● **EXERCISE BRIEF**:
Retype only what runs from the beginning of the data through the line with "const designCbr = [13.0]"; please omit the pictures and keep every line exact.

:: DATA LINES ::

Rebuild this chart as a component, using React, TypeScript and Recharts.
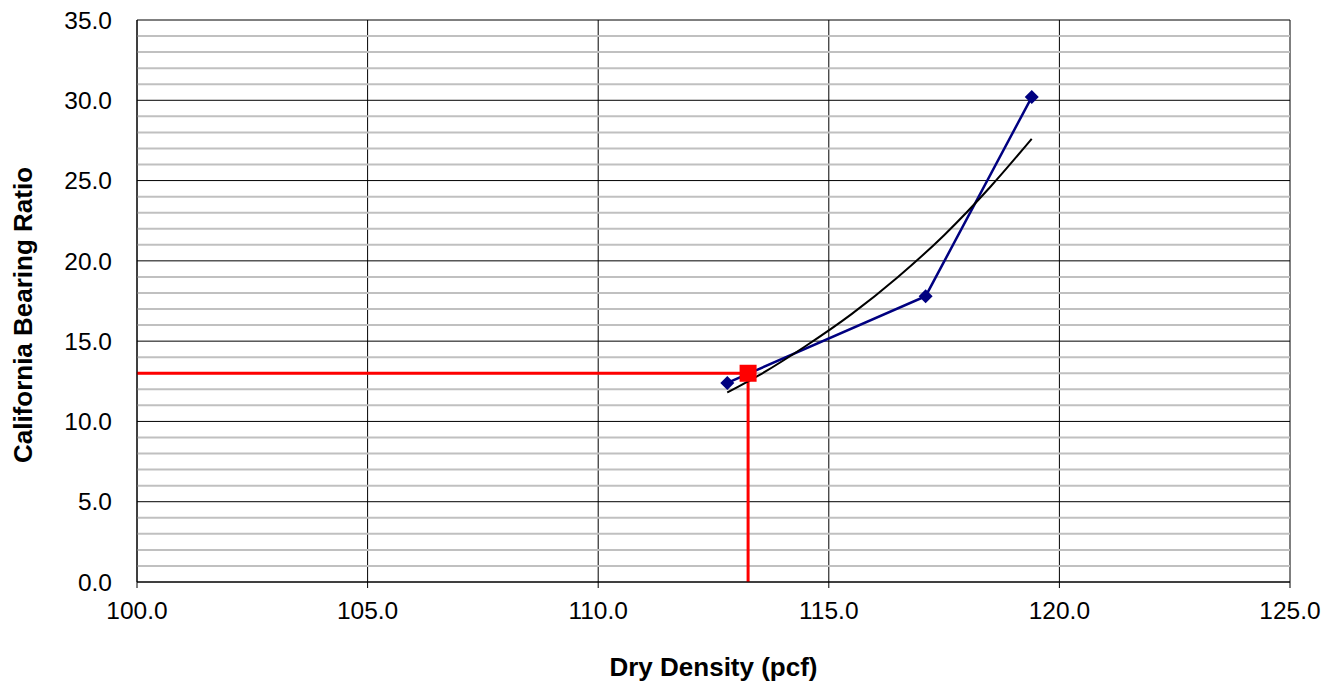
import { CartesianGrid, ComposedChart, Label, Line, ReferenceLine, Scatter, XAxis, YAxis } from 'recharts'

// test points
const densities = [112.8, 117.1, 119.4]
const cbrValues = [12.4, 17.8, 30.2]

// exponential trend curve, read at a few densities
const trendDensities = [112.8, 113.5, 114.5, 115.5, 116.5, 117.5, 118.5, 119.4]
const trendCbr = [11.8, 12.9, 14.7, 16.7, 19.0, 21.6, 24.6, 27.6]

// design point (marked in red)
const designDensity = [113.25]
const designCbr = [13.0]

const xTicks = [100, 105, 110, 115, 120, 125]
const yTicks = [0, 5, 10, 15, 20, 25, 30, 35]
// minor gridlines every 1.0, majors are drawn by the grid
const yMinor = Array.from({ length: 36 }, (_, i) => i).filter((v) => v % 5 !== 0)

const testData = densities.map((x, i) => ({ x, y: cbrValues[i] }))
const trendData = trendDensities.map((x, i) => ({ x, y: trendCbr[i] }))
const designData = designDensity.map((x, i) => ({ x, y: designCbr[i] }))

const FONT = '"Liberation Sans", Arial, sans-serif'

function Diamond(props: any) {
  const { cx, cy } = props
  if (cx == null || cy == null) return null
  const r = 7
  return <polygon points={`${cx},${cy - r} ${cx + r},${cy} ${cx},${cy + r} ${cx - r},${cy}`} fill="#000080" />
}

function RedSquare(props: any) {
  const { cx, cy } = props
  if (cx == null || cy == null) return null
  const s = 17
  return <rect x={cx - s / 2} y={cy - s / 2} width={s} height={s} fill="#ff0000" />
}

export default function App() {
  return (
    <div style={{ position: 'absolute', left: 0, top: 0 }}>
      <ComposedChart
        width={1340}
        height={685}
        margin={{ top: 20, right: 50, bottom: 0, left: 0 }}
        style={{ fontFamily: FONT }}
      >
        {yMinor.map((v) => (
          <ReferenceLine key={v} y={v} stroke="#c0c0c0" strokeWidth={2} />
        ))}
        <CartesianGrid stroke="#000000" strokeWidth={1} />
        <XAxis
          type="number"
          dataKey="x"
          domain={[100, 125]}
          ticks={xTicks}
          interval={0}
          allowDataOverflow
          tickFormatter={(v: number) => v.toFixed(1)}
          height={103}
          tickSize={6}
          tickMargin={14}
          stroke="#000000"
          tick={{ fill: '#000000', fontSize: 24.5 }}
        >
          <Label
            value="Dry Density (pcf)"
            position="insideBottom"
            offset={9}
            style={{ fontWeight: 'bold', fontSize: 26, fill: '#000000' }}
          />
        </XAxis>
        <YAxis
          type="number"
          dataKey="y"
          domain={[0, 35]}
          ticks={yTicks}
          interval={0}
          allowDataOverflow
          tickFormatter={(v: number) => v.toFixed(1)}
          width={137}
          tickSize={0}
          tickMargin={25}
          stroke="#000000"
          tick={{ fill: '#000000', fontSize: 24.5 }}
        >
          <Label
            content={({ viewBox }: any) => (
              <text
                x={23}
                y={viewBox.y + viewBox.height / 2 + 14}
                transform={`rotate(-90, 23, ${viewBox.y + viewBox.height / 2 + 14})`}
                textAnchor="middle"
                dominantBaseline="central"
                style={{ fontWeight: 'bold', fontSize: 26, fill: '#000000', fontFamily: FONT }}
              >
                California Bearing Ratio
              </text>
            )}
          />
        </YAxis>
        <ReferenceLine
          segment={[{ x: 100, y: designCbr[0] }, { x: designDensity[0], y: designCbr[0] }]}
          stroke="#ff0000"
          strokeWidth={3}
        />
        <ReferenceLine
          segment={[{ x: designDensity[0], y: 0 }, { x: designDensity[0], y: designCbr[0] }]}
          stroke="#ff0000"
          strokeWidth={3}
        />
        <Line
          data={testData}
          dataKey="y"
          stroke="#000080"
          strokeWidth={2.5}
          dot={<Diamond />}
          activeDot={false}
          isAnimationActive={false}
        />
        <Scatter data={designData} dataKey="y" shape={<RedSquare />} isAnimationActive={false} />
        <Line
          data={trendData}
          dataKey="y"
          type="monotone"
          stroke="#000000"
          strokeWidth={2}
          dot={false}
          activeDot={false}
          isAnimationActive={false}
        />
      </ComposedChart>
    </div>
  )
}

:::

● **THE COMPLETED TASK**:
Rebuild this chart as a component, using React, TypeScript and Recharts.
import { CartesianGrid, ComposedChart, Label, Line, ReferenceLine, Scatter, XAxis, YAxis } from 'recharts'

// test points
const densities = [112.8, 117.1, 119.4]
const cbrValues = [12.4, 17.8, 30.2]

// exponential trend curve, read at a few densities
const trendDensities = [112.8, 113.5, 114.5, 115.5, 116.5, 117.5, 118.5, 119.4]
const trendCbr = [11.8, 12.9, 14.7, 16.7, 19.0, 21.6, 24.6, 27.6]

// design point (marked in red)
const designDensity = [113.25]
const designCbr = [13.0]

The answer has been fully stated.